RH Magazine: O direito a desligar ou o bom senso das organizações.

Recentemente o Código do Trabalho passou a prever o dever de abstenção de contactar o trabalhador no período de descanso, “salvo situações de força maior”. Entenda-se que esta nova legislação pressupõe que “O empregador tem o dever de se abster de contactar o trabalhador no período de descanso, ressalvadas as situações de força maior” sendo as situações de força maior os incêndios ou acidentes.

Esta é uma situação que abrange todos os trabalhadores quer estes estejam em teletrabalho ou não.

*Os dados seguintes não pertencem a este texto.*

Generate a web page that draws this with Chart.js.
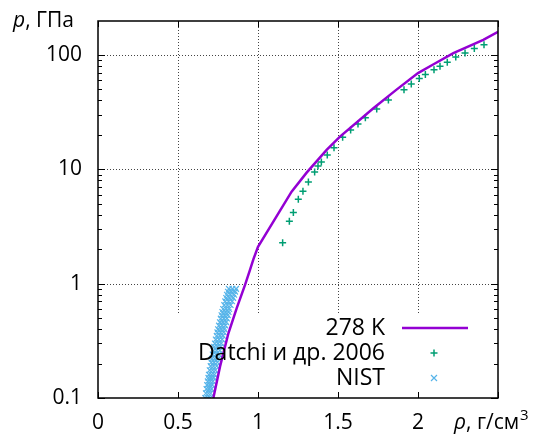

Tendo em conta a importância da cultura das organizações na sua performance ocorre-me que a necessidade de legislar este tipo de situação não abona a favor da saúde da cultura da maioria das nossas empresas ou será da cultura das nossas lideranças! É sabido, desde a revolução industrial, que o excesso de horas de trabalho se traduz em mais erros de processo. Apesar desta ser uma constatação obvia é igualmente obvio que ainda existem empresas que promovem o chamado espírito “workaholic” que é muitas vezes acompanhado desta crença de que “estar ao serviço” é coisa de 24/7 principalmente se for um telefonema ou mensagem do “chefe”.

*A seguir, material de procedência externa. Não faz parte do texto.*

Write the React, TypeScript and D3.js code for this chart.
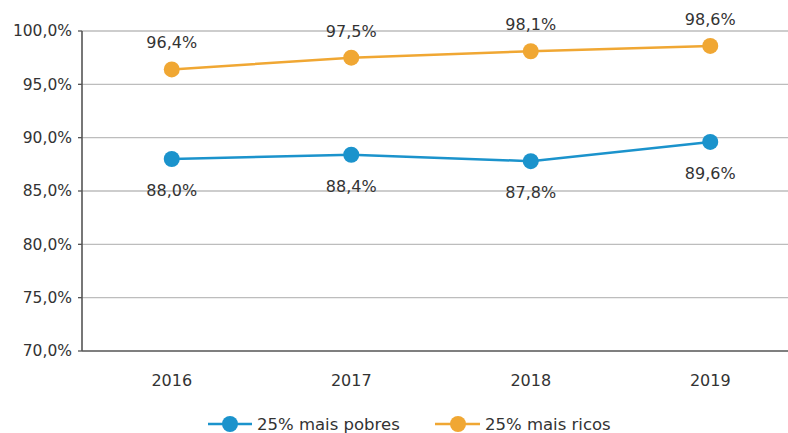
import React from "react";
import * as d3 from "d3";

const years = ["2016", "2017", "2018", "2019"];
const pobres = [88.0, 88.4, 87.8, 89.6];
const ricos = [96.4, 97.5, 98.1, 98.6];
const yTicks = [70, 75, 80, 85, 90, 95, 100];
const seriesNames = ["25% mais pobres", "25% mais ricos"];

const W = 788, H = 433;
const left = 82, top = 31, bottom = 351, right = 788;
const BLUE = "#1b93cc";
const ORANGE = "#f0a733";
const font = "DejaVu Sans, Verdana, sans-serif";

const fmt = (v: number) => v.toFixed(1).replace(".", ",") + "%";

export default function App() {
  const x = d3.scalePoint<string>().domain(years).range([left, 800]).padding(0.5);
  const y = d3.scaleLinear().domain([70, 100]).range([bottom, top]);
  const line = d3.line<number>().x((_, i) => x(years[i])!).y((d) => y(d));

  return (
    <svg width={W} height={H} style={{ position: "absolute", left: 0, top: 0, background: "#fff" }}>
      {yTicks.map((t) => (
        <g key={t}>
          {t !== 70 && <line x1={left} x2={right} y1={y(t)} y2={y(t)} stroke="#bdbdbd" strokeWidth={1.3} />}
          <line x1={left - 4} x2={left} y1={y(t)} y2={y(t)} stroke="#555" strokeWidth={1.3} />
          <text x={left - 10} y={y(t)} dy="0.35em" textAnchor="end" fontFamily={font} fontSize={15.5} fill="#333">
            {fmt(t)}
          </text>
        </g>
      ))}
      <line x1={left} x2={left} y1={top} y2={bottom} stroke="#555" strokeWidth={1.6} />
      <line x1={left} x2={right} y1={bottom} y2={bottom} stroke="#555" strokeWidth={1.6} />
      {years.map((yr) => (
        <text key={yr} x={x(yr)} y={bottom + 35} textAnchor="middle" fontFamily={font} fontSize={16} fill="#333">
          {yr}
        </text>
      ))}
      <path d={line(ricos)!} fill="none" stroke={ORANGE} strokeWidth={2.5} />
      <path d={line(pobres)!} fill="none" stroke={BLUE} strokeWidth={2.5} />
      {ricos.map((v, i) => (
        <g key={"r" + i}>
          <circle cx={x(years[i])} cy={y(v)} r={8} fill={ORANGE} />
          <text x={x(years[i])} y={y(v) - 21} textAnchor="middle" fontFamily={font} fontSize={16} fill="#333">
            {fmt(v)}
          </text>
        </g>
      ))}
      {pobres.map((v, i) => (
        <g key={"p" + i}>
          <circle cx={x(years[i])} cy={y(v)} r={8} fill={BLUE} />
          <text x={x(years[i])} y={y(v) + 37} textAnchor="middle" fontFamily={font} fontSize={16} fill="#333">
            {fmt(v)}
          </text>
        </g>
      ))}
      <g>
        <line x1={208} x2={252} y1={424} y2={424} stroke={BLUE} strokeWidth={2.5} />
        <circle cx={230} cy={424} r={8} fill={BLUE} />
        <text x={257} y={424} dy="0.35em" fontFamily={font} fontSize={16.5} fill="#333">{seriesNames[0]}</text>
        <line x1={435} x2={480} y1={424} y2={424} stroke={ORANGE} strokeWidth={2.5} />
        <circle cx={458} cy={424} r={8} fill={ORANGE} />
        <text x={485} y={424} dy="0.35em" fontFamily={font} fontSize={16.5} fill="#333">{seriesNames[1]}</text>
      </g>
    </svg>
  );
}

Certo dia, num workshop em que desenhávamos disfunções de processo de gestão de loja, numa empresa de renome internacional, um participante afirmou “um gerente tem que estar 24h disponível”. Na época questionei o grupo se achava isso razoável e se acreditavam que assim teriam melhor cultura interna e consequentemente melhor serviço aos Clientes. Apesar de a grande maioria dizer que não, tínhamos por lá alguns resistentes (gerentes) a defender essa lógica. De notar que o debate surge depois da partilha de um episodio em que o gerente tinha estado de turno toda a noite, mas teria a obrigação de atender o telefone às 09:30 am se assim fosse necessário e entenda-se por necessário uma qualquer dúvida.  Desengane-se se pensa que esta história tem 20 anos! Passou-se algures entre 2016 e 2017 e arrisco dizer que ainda não terá mudado radicalmente. Era esta mesma empresa que se queixava de as pessoas novas não ambicionarem um cargo de gerente. Talvez em 2022 a resposta a esta questão seja obvia mas, na altura, para muitos, não o era.

Certo dia perguntaram a Louis Armstrong o que era o Jazz! A sua resposta foi: “Se tem que fazer a pergunta nunca vai entender a resposta.”

Há assim duas formas de estar em relação ao respeito pela vida dos colaboradores: acreditando que é absolutamente necessário respeitar o tempo privado e de descanso de cada um, uma questão de respeito e bom senso, ou fazê-lo porque temos que cumprir a lei.

Se o fazemos exclusivamente para cumprir a lei caso para dizer “nunca vamos entender os benefícios”!

Quase soa a estranho escrever sobre coisas tão obvias, no entanto, continua a ser necessário. Tão necessário que o País acaba por legislar esse direito. Voltamos, na verdade, sempre ao início: pessoas felizes produzem mais e melhor e serão eternos promotores das empresas onde trabalham produzindo um serviço ao Cliente final, manifestamente, melhor, logo, melhores resultados e os bons resultados não se conseguem com leis ou decretos conseguem-se sim com excelentes lideranças e culturas organizacionais.